Robin Hood, the guy who robbed the rich and gave to the poor, wore a short frock and tights. From the get-go, the guy serving the disadvantaged would fail the entrance exam required to become a card-carrying Republican.
The GOP is, after all, the anti-gay marriage, anti-repeal Don't Ask Don't Tell crew. More than that, Republicans are anti-working class. Their recent policies and activities show them clobbering the middle class while kissing the wealthy's, well, you know.
Consider health insurance reform and tax cuts for the rich.
The GOP spent the entire fall election cycle yammering about the federal deficit. The world as we know it was coming to an end because of the deficit, they contended loudly and repeatedly.
Then, immediately after Election Day, Republicans insisted on extending tax cuts for the rich. They added more than $36 billion to that supposedly-cataclysmic federal deficit in 2011 so that they could pad the pockets of the nation's millionaires.
To secure that bonus for millionaires, Republicans held hostage extension of unemployment compensation, which during this grave recession, sustains the nation's workers who are out of jobs and, all too often, also out of foreclosed-on homes. The deal comes down to this: The average millionaire will be $100,000 richer as a result in 2011. The average worker will get $15,236 in unemployment benefits if jobless the entire year of 2011.
Republicans insisted on giving the rich $84,764 a year more than the poor.
Repealing health insurance reform, as the GOP has said it hopes to do before month's end, would have the same result - increasing that supposedly-cataclysmic federal deficit while slamming the poor and middle class.
The non-partisan Congressional Budget Office has calculated that the Affordable Care Act will decrease the federal deficit by $140 billion over 10 years. That's what the GOP wants to repeal - a deficit reduction measure. Republicans want to add $140 billion to the debt.

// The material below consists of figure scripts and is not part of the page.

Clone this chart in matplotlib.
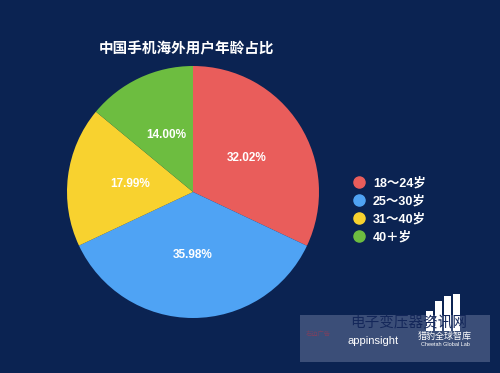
import matplotlib
matplotlib.use('Agg')
import matplotlib.pyplot as plt
from matplotlib.lines import Line2D
from matplotlib.patches import Rectangle

plt.rcParams['font.family'] = ['Liberation Sans', 'Noto Sans CJK SC', 'DejaVu Sans']

title = '中国手机海外用户年龄占比'
groups = ['18～24岁', '25～30岁', '31～40岁', '40＋岁']
shares = [32.02, 35.98, 17.99, 14.00]
colors = ['#e95d5b', '#4fa3f4', '#f8d22f', '#6dbd40']
bg = '#0b2352'

W, H = 500, 373
fig = plt.figure(figsize=(W / 100, H / 100), dpi=100, facecolor=bg)

# pie: center ~ (193, 192) px, radius ~126 px
cx, cy, r = 193, 192, 126
ax = fig.add_axes([(cx - r) / W, (H - cy - r) / H, 2 * r / W, 2 * r / H])
ax.set_facecolor(bg)
wedges, _, autotexts = ax.pie(shares, colors=colors, startangle=90, counterclock=False,
                              radius=1, autopct='%.2f%%', pctdistance=0.5,
                              wedgeprops=dict(linewidth=0))
for t in autotexts:
    t.set_color('white')
    t.set_fontsize(8.5)
    t.set_fontweight('bold')
ax.set_xlim(-1, 1)
ax.set_ylim(-1, 1)
ax.axis('off')

fig.text(187 / W, 1 - 48 / H, title, color='white', fontsize=10.5, fontweight='bold',
         ha='center', va='center', family=['Noto Sans CJK SC', 'DejaVu Sans'])

handles = [Line2D([], [], marker='o', linestyle='', markersize=8, markerfacecolor=c,
                  markeredgecolor=c) for c in colors]
leg = fig.legend(handles, groups, loc='upper left', bbox_to_anchor=(354 / W, 1 - 177 / H),
                 frameon=False, handlelength=0.8, handletextpad=0.7, labelspacing=0.45,
                 borderpad=0, borderaxespad=0,
                 prop={'family': ['Liberation Sans', 'Noto Sans CJK SC'], 'weight': 'bold', 'size': 9})
for t in leg.get_texts():
    t.set_color('white')

# watermark overlay bottom right
fig.patches.append(Rectangle((300 / W, 1 - 362 / H), 190 / W, 47 / H, transform=fig.transFigure,
                             facecolor='#3b4e78', edgecolor='none', zorder=5))
# bar logo
for bx, top in [(426, 311), (435, 301), (444, 296), (453, 294)]:
    fig.patches.append(Rectangle((bx / W, 1 - 331 / H), 7 / W, (331 - top) / H,
                                 transform=fig.transFigure, facecolor='white',
                                 edgecolor='none', zorder=6))
fig.text(409 / W, 1 - 323 / H, '电子变压器资讯网', color='#14275a', fontsize=10.5, ha='center',
         va='center', family=['Noto Sans CJK SC'], zorder=6)
fig.text(318 / W, 1 - 335 / H, '右边广告', color='#7a4060', fontsize=4.5, ha='center', va='center',
         family=['Noto Sans CJK SC'], zorder=6)
fig.text(373 / W, 1 - 341 / H, 'appinsight', color='white', fontsize=8, ha='center', va='center', zorder=7)
fig.text(445 / W, 1 - 336 / H, '猎豹全球智库', color='white', fontsize=6.5, ha='center', va='center',
         family=['Noto Sans CJK SC'], zorder=7)
fig.text(445 / W, 1 - 345 / H, 'Cheetah Global Lab', color='white', fontsize=4, ha='center',
         va='center', zorder=7)

fig.savefig('out.png', dpi=100, facecolor=bg)
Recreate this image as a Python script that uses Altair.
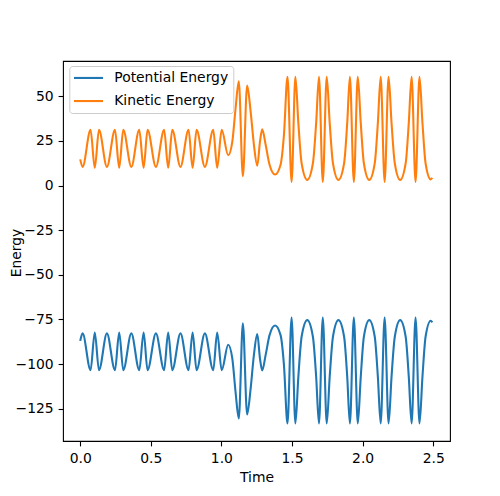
import altair as alt
import pandas as pd

# ---- data ----
time = [
    0.000, 0.017, 0.073, 0.103, 0.133, 0.189, 0.246, 0.276, 0.305, 0.362,
    0.418, 0.449, 0.477, 0.536, 0.594, 0.623, 0.652, 0.710, 0.767, 0.796,
    0.824, 0.883, 0.942, 0.970, 1.002, 1.048, 1.077, 1.100, 1.123, 1.152,
    1.182, 1.207, 1.230, 1.254, 1.273, 1.289, 1.313, 1.341, 1.380, 1.419,
    1.443, 1.468, 1.497, 1.524, 1.545, 1.568, 1.608, 1.648, 1.671, 1.691,
    1.718, 1.746, 1.767, 1.790, 1.829, 1.869, 1.891, 1.910, 1.938, 1.966,
    1.987, 2.009, 2.047, 2.086, 2.108, 2.128, 2.156, 2.184, 2.205, 2.228,
    2.266, 2.305, 2.327, 2.347, 2.375, 2.403, 2.424, 2.446, 2.482, 2.494,
]
potential = [
    -87.0, -82.8, -103.4, -82.3, -103.4, -82.8, -103.4, -82.3, -103.4, -82.8,
    -103.4, -82.3, -103.4, -82.8, -103.4, -82.3, -103.4, -82.8, -103.4, -82.3,
    -103.4, -82.8, -103.4, -82.3, -103.4, -89.2, -96.8, -115.5, -130.5, -77.2,
    -128.2, -113.7, -95.0, -83.2, -96.8, -103.6, -95.0, -83.8, -78.4, -83.8,
    -100.6, -133.3, -73.9, -133.3, -107.0, -84.7, -75.4, -84.7, -107.0, -133.3,
    -73.9, -133.3, -107.0, -84.7, -75.4, -84.7, -107.0, -133.3, -73.9, -133.3,
    -107.0, -84.7, -75.4, -84.7, -107.0, -133.3, -73.9, -133.3, -107.0, -84.7,
    -75.4, -84.7, -107.0, -133.3, -73.9, -133.3, -107.0, -84.7, -75.7, -76.6,
]
kinetic = [
    14.7, 10.5, 31.2, 10.0, 31.2, 10.5, 31.2, 10.0, 31.2, 10.5,
    31.2, 10.0, 31.2, 10.5, 31.2, 10.0, 31.2, 10.5, 31.2, 10.0,
    31.2, 10.5, 31.2, 10.0, 31.2, 17.0, 24.5, 43.0, 58.5, 5.2,
    56.0, 41.5, 23.0, 11.2, 24.5, 31.5, 23.0, 11.7, 6.2, 11.7,
    28.5, 61.0, 2.0, 61.0, 35.0, 12.5, 3.2, 12.5, 35.0, 61.0,
    2.0, 61.0, 35.0, 12.5, 3.2, 12.5, 35.0, 61.0, 2.0, 61.0,
    35.0, 12.5, 3.2, 12.5, 35.0, 61.0, 2.0, 61.0, 35.0, 12.5,
    3.2, 12.5, 35.0, 61.0, 2.0, 61.0, 35.0, 12.5, 3.5, 4.3,
]
series_names = ["Potential Energy", "Kinetic Energy"]
series_colors = ["#1f77b4", "#ff7f0e"]
x_ticks = [0.0, 0.5, 1.0, 1.5, 2.0, 2.5]
y_ticks = [50, 25, 0, -25, -50, -75, -100, -125]

n = len(time)
df = pd.DataFrame({
    "Time": time + time,
    "Energy": potential + kinetic,
    "Series": [series_names[0]] * n + [series_names[1]] * n,
})

FONT = "DejaVu Sans"
FS = 13.9
LW = 2.08

chart = alt.Chart(df).mark_line(
    interpolate="monotone", strokeWidth=LW, clip=True
).encode(
    x=alt.X(
        "Time:Q",
        scale=alt.Scale(domain=[-0.122, 2.619], nice=False, zero=False),
        axis=alt.Axis(
            values=x_ticks, format=".1f", title="Time",
            labelFlush=False,
            titleX=193.5, titleY=40.8, titleBaseline="alphabetic",
            titleAlign="center",
        ),
    ),
    y=alt.Y(
        "Energy:Q",
        scale=alt.Scale(domain=[-143.1, 69.8], nice=False, zero=False),
        axis=alt.Axis(
            values=y_ticks,
            labelExpr="datum.value < 0 ? '\u2212' + format(-datum.value, 'd') : format(datum.value, 'd')",
            title="Energy",
            titleAngle=270, titleX=-42.5, titleY=191.5,
            titleAlign="center", titleBaseline="alphabetic",
        ),
    ),
    color=alt.Color(
        "Series:N",
        scale=alt.Scale(domain=series_names, range=series_colors),
        legend=alt.Legend(
            title=None, orient="none", legendX=6.3, legendY=5,
            direction="vertical",
            symbolType="M-2.9,0H2.9", symbolSize=100, symbolStrokeWidth=LW,
            symbolOffset=7.25, labelOffset=18.8,
            labelFont=FONT, labelFontSize=FS, labelColor="black",
            rowPadding=8.1, padding=5,
            strokeColor="#cccccc", fillColor="white", cornerRadius=3,
        ),
    ),
).properties(
    width=387, height=380,
    padding={"left": 55, "top": 53, "right": 42, "bottom": 48},
    autosize=alt.AutoSizeParams(type="none"),
).configure_view(
    stroke="black", strokeWidth=1.1
).configure_axis(
    grid=False, domain=False,
    ticks=True, tickSize=4.9, tickWidth=1.1, tickColor="black",
    labelFont=FONT, labelFontSize=FS, labelColor="black",
    titleFont=FONT, titleFontSize=FS, titleFontWeight="normal", titleColor="black",
).configure_axisX(
    labelPadding=5.5
).configure_axisY(
    labelPadding=4.9
)

chart.save("out.html", embed_options={"renderer": "svg", "actions": False})
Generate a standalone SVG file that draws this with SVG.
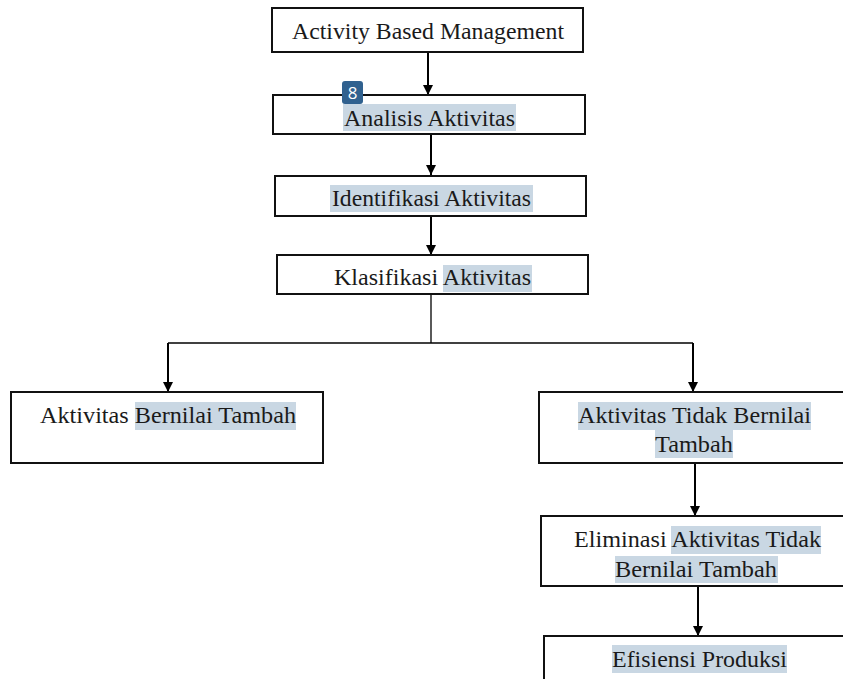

Most injured by repeal would be the nation's poor and middle class. That's because rescinding the law would once again allow insurers to deny health care to children with pre-existing conditions. It would mean the elderly would once again pay more for preventative care and prescriptions. It would permit insurers to once again withdraw coverage from people when they get sick. It would mean insurers could kick out young adults who are now covered under their parents' plans until age 26. It would permit insurers to re-impose "lifetime maximums," so that they could cancel the coverage of people with costly illnesses. It would permit insurers to once again pocket for profit and "administrative expenses" an unlimited percentage of premiums paid by workers and employers. It would mean small businesses would lose tax breaks that will help them pay for health insurance for workers.
The GOP intends to deny tens of millions of uninsured Americans the hope that soon they'll be able to afford coverage.
Republicans want to, as they put it, "undo" the health insurance benefits that the Affordable Care Act provides to Americans. And they're offering nothing in return, nothing to help the uninsured, nothing to help the untold millions cheated by insurance corporations, nothing to require premiums to be spent on health care.
That's the way Republican-hood rolls, protecting the wealthy, pummeling the poor. The rich, in the case of health insurance, are CEOs earning millions while increasing rates in double digits during a recession. The Los Angeles Times reported in August, for example, that the top executives of the nation's five largest for-profit health insurers pulled down $200 million in compensation in 2009. The poor, in this case, are policy holders who the insurers charged rate increases as high as 39 percent.
House Republicans would exempt their cancelling of health insurance reform from their own rule that new legislation be paid for. So they wouldn't have to find an additional $14 billion when they attempt to fulfill their campaign pledge to slash $100 billion from domestic programs - that would be from the programs most needed by the nation's workers - those that help pay for education and transportation, for example. Because these domestic programs are such a small part of the budget, securing $100 billion from them would cost each department approximately 20 percent of its funds this year. That means painful reductions to areas like law enforcement and medical research. This is accompanied by Republican demands for cuts to many workers' only retirement plan - Social Security.
In the meantime, the main concern of most Americans, as it was in the grueling days of Robin Hood, is jobs. Not the deficit. The GOP offers no plan to increase jobs for formerly working people, to end the suffering of tens of millions of Americans. Republican-hood is, instead, focused on pampering those who don't need it.